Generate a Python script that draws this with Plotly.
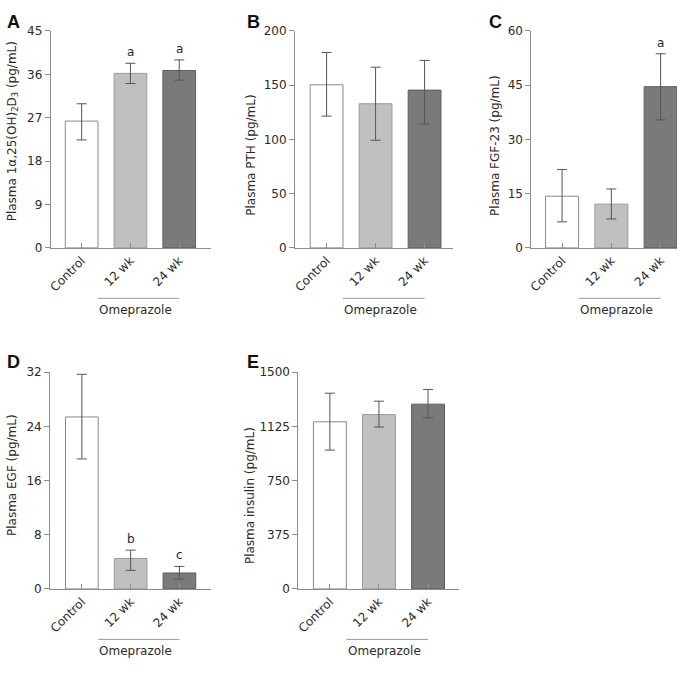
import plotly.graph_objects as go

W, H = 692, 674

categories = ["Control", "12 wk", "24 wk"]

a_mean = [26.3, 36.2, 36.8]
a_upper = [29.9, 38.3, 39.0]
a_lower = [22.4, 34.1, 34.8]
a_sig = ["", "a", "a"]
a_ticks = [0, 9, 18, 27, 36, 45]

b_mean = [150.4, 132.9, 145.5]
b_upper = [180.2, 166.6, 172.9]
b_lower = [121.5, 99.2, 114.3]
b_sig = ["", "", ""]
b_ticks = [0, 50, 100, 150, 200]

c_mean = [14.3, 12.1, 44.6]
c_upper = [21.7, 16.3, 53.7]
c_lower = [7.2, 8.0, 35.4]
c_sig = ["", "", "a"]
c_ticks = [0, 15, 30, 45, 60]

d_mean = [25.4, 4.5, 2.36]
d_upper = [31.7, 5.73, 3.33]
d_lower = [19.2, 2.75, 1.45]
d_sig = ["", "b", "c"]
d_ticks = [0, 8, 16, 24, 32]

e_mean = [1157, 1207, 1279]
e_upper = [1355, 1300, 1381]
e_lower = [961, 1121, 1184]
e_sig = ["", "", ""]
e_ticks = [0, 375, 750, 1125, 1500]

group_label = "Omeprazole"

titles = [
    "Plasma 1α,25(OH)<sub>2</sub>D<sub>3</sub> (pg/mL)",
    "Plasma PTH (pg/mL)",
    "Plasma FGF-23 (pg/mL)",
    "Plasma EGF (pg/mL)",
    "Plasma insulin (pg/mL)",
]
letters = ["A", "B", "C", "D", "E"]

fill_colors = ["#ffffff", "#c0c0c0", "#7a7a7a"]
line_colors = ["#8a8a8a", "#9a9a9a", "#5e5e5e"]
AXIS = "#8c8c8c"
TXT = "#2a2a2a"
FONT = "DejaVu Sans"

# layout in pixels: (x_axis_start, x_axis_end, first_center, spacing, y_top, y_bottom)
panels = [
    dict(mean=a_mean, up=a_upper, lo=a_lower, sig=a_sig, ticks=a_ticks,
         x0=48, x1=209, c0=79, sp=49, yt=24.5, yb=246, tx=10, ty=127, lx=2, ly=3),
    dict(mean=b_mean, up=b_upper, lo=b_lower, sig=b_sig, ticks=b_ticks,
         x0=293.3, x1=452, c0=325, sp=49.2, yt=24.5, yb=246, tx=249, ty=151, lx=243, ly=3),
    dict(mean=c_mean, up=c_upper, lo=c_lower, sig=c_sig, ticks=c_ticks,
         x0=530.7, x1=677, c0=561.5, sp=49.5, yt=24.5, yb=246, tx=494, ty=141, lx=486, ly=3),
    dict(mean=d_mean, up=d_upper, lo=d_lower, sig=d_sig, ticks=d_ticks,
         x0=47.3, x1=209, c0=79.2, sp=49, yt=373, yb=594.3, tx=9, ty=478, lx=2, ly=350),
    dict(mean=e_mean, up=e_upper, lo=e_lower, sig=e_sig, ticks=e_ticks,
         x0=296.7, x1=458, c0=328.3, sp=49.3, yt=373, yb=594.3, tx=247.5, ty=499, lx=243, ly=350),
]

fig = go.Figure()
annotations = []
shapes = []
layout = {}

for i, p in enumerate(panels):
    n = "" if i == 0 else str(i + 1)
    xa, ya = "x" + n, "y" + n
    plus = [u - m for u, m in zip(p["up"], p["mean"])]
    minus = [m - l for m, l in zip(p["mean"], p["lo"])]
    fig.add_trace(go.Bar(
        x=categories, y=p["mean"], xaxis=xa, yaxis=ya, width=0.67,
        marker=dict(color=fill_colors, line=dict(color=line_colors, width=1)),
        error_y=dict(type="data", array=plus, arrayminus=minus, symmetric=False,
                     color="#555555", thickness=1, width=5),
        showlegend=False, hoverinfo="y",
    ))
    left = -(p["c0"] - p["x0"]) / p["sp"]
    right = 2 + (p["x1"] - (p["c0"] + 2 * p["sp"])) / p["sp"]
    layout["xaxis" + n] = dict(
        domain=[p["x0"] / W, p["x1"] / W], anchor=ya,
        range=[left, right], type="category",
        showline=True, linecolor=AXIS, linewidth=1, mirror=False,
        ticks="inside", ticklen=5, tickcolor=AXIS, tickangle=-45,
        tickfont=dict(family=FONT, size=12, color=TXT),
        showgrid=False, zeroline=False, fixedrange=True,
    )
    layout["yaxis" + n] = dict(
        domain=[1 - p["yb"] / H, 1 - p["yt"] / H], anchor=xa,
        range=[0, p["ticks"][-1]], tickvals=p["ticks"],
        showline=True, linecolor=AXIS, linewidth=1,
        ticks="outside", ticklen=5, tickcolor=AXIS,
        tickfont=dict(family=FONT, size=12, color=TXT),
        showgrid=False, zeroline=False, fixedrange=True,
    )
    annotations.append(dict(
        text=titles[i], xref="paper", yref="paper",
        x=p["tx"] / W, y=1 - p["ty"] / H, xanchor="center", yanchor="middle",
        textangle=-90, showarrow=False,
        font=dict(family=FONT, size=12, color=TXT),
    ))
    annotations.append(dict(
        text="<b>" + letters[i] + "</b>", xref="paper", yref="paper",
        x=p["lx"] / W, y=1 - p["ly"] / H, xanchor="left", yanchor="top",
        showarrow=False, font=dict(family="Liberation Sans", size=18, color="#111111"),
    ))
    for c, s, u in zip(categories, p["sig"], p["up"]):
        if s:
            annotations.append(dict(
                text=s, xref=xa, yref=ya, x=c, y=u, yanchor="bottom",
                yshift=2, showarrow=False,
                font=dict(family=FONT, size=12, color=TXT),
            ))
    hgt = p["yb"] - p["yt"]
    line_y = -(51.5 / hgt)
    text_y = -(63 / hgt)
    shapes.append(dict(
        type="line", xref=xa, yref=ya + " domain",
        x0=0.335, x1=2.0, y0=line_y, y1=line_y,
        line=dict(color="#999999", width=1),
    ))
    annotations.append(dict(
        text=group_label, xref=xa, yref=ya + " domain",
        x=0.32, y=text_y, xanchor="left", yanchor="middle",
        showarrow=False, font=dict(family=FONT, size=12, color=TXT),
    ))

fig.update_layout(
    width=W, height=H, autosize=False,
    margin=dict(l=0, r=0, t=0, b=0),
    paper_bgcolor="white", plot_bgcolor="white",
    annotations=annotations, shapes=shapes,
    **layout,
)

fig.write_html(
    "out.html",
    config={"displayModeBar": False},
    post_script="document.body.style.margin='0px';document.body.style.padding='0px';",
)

▶ _GOAL_
Give back every line exactly as it stands, pictures excluded.

▶ _TASK ANSWER_
Generate a Python script that draws this with Plotly.
import plotly.graph_objects as go

W, H = 692, 674

categories = ["Control", "12 wk", "24 wk"]

a_mean = [26.3, 36.2, 36.8]
a_upper = [29.9, 38.3, 39.0]
a_lower = [22.4, 34.1, 34.8]
a_sig = ["", "a", "a"]
a_ticks = [0, 9, 18, 27, 36, 45]

b_mean = [150.4, 132.9, 145.5]
b_upper = [180.2, 166.6, 172.9]
b_lower = [121.5, 99.2, 114.3]
b_sig = ["", "", ""]
b_ticks = [0, 50, 100, 150, 200]

c_mean = [14.3, 12.1, 44.6]
c_upper = [21.7, 16.3, 53.7]
c_lower = [7.2, 8.0, 35.4]
c_sig = ["", "", "a"]
c_ticks = [0, 15, 30, 45, 60]

d_mean = [25.4, 4.5, 2.36]
d_upper = [31.7, 5.73, 3.33]
d_lower = [19.2, 2.75, 1.45]
d_sig = ["", "b", "c"]
d_ticks = [0, 8, 16, 24, 32]

e_mean = [1157, 1207, 1279]
e_upper = [1355, 1300, 1381]
e_lower = [961, 1121, 1184]
e_sig = ["", "", ""]
e_ticks = [0, 375, 750, 1125, 1500]

group_label = "Omeprazole"

titles = [
    "Plasma 1α,25(OH)<sub>2</sub>D<sub>3</sub> (pg/mL)",
    "Plasma PTH (pg/mL)",
    "Plasma FGF-23 (pg/mL)",
    "Plasma EGF (pg/mL)",
    "Plasma insulin (pg/mL)",
]
letters = ["A", "B", "C", "D", "E"]

fill_colors = ["#ffffff", "#c0c0c0", "#7a7a7a"]
line_colors = ["#8a8a8a", "#9a9a9a", "#5e5e5e"]
AXIS = "#8c8c8c"
TXT = "#2a2a2a"
FONT = "DejaVu Sans"

# layout in pixels: (x_axis_start, x_axis_end, first_center, spacing, y_top, y_bottom)
panels = [
    dict(mean=a_mean, up=a_upper, lo=a_lower, sig=a_sig, ticks=a_ticks,
         x0=48, x1=209, c0=79, sp=49, yt=24.5, yb=246, tx=10, ty=127, lx=2, ly=3),
    dict(mean=b_mean, up=b_upper, lo=b_lower, sig=b_sig, ticks=b_ticks,
         x0=293.3, x1=452, c0=325, sp=49.2, yt=24.5, yb=246, tx=249, ty=151, lx=243, ly=3),
    dict(mean=c_mean, up=c_upper, lo=c_lower, sig=c_sig, ticks=c_ticks,
         x0=530.7, x1=677, c0=561.5, sp=49.5, yt=24.5, yb=246, tx=494, ty=141, lx=486, ly=3),
    dict(mean=d_mean, up=d_upper, lo=d_lower, sig=d_sig, ticks=d_ticks,
         x0=47.3, x1=209, c0=79.2, sp=49, yt=373, yb=594.3, tx=9, ty=478, lx=2, ly=350),
    dict(mean=e_mean, up=e_upper, lo=e_lower, sig=e_sig, ticks=e_ticks,
         x0=296.7, x1=458, c0=328.3, sp=49.3, yt=373, yb=594.3, tx=247.5, ty=499, lx=243, ly=350),
]

fig = go.Figure()
annotations = []
shapes = []
layout = {}

for i, p in enumerate(panels):
    n = "" if i == 0 else str(i + 1)
    xa, ya = "x" + n, "y" + n
    plus = [u - m for u, m in zip(p["up"], p["mean"])]
    minus = [m - l for m, l in zip(p["mean"], p["lo"])]
    fig.add_trace(go.Bar(
        x=categories, y=p["mean"], xaxis=xa, yaxis=ya, width=0.67,
        marker=dict(color=fill_colors, line=dict(color=line_colors, width=1)),
        error_y=dict(type="data", array=plus, arrayminus=minus, symmetric=False,
                     color="#555555", thickness=1, width=5),
        showlegend=False, hoverinfo="y",
    ))
    left = -(p["c0"] - p["x0"]) / p["sp"]
    right = 2 + (p["x1"] - (p["c0"] + 2 * p["sp"])) / p["sp"]
    layout["xaxis" + n] = dict(
        domain=[p["x0"] / W, p["x1"] / W], anchor=ya,
        range=[left, right], type="category",
        showline=True, linecolor=AXIS, linewidth=1, mirror=False,
        ticks="inside", ticklen=5, tickcolor=AXIS, tickangle=-45,
        tickfont=dict(family=FONT, size=12, color=TXT),
        showgrid=False, zeroline=False, fixedrange=True,
    )
    layout["yaxis" + n] = dict(
        domain=[1 - p["yb"] / H, 1 - p["yt"] / H], anchor=xa,
        range=[0, p["ticks"][-1]], tickvals=p["ticks"],
        showline=True, linecolor=AXIS, linewidth=1,
        ticks="outside", ticklen=5, tickcolor=AXIS,
        tickfont=dict(family=FONT, size=12, color=TXT),
        showgrid=False, zeroline=False, fixedrange=True,
    )
    annotations.append(dict(
        text=titles[i], xref="paper", yref="paper",
        x=p["tx"] / W, y=1 - p["ty"] / H, xanchor="center", yanchor="middle",
        textangle=-90, showarrow=False,
        font=dict(family=FONT, size=12, color=TXT),
    ))
    annotations.append(dict(
        text="<b>" + letters[i] + "</b>", xref="paper", yref="paper",
        x=p["lx"] / W, y=1 - p["ly"] / H, xanchor="left", yanchor="top",
        showarrow=False, font=dict(family="Liberation Sans", size=18, color="#111111"),
    ))
    for c, s, u in zip(categories, p["sig"], p["up"]):
        if s:
            annotations.append(dict(
                text=s, xref=xa, yref=ya, x=c, y=u, yanchor="bottom",
                yshift=2, showarrow=False,
                font=dict(family=FONT, size=12, color=TXT),
            ))
    hgt = p["yb"] - p["yt"]
    line_y = -(51.5 / hgt)
    text_y = -(63 / hgt)
    shapes.append(dict(
        type="line", xref=xa, yref=ya + " domain",
        x0=0.335, x1=2.0, y0=line_y, y1=line_y,
        line=dict(color="#999999", width=1),
    ))
    annotations.append(dict(
        text=group_label, xref=xa, yref=ya + " domain",
        x=0.32, y=text_y, xanchor="left", yanchor="middle",
        showarrow=False, font=dict(family=FONT, size=12, color=TXT),
    ))

fig.update_layout(
    width=W, height=H, autosize=False,
    margin=dict(l=0, r=0, t=0, b=0),
    paper_bgcolor="white", plot_bgcolor="white",
    annotations=annotations, shapes=shapes,
    **layout,
)

fig.write_html(
    "out.html",
    config={"displayModeBar": False},
    post_script="document.body.style.margin='0px';document.body.style.padding='0px';",
)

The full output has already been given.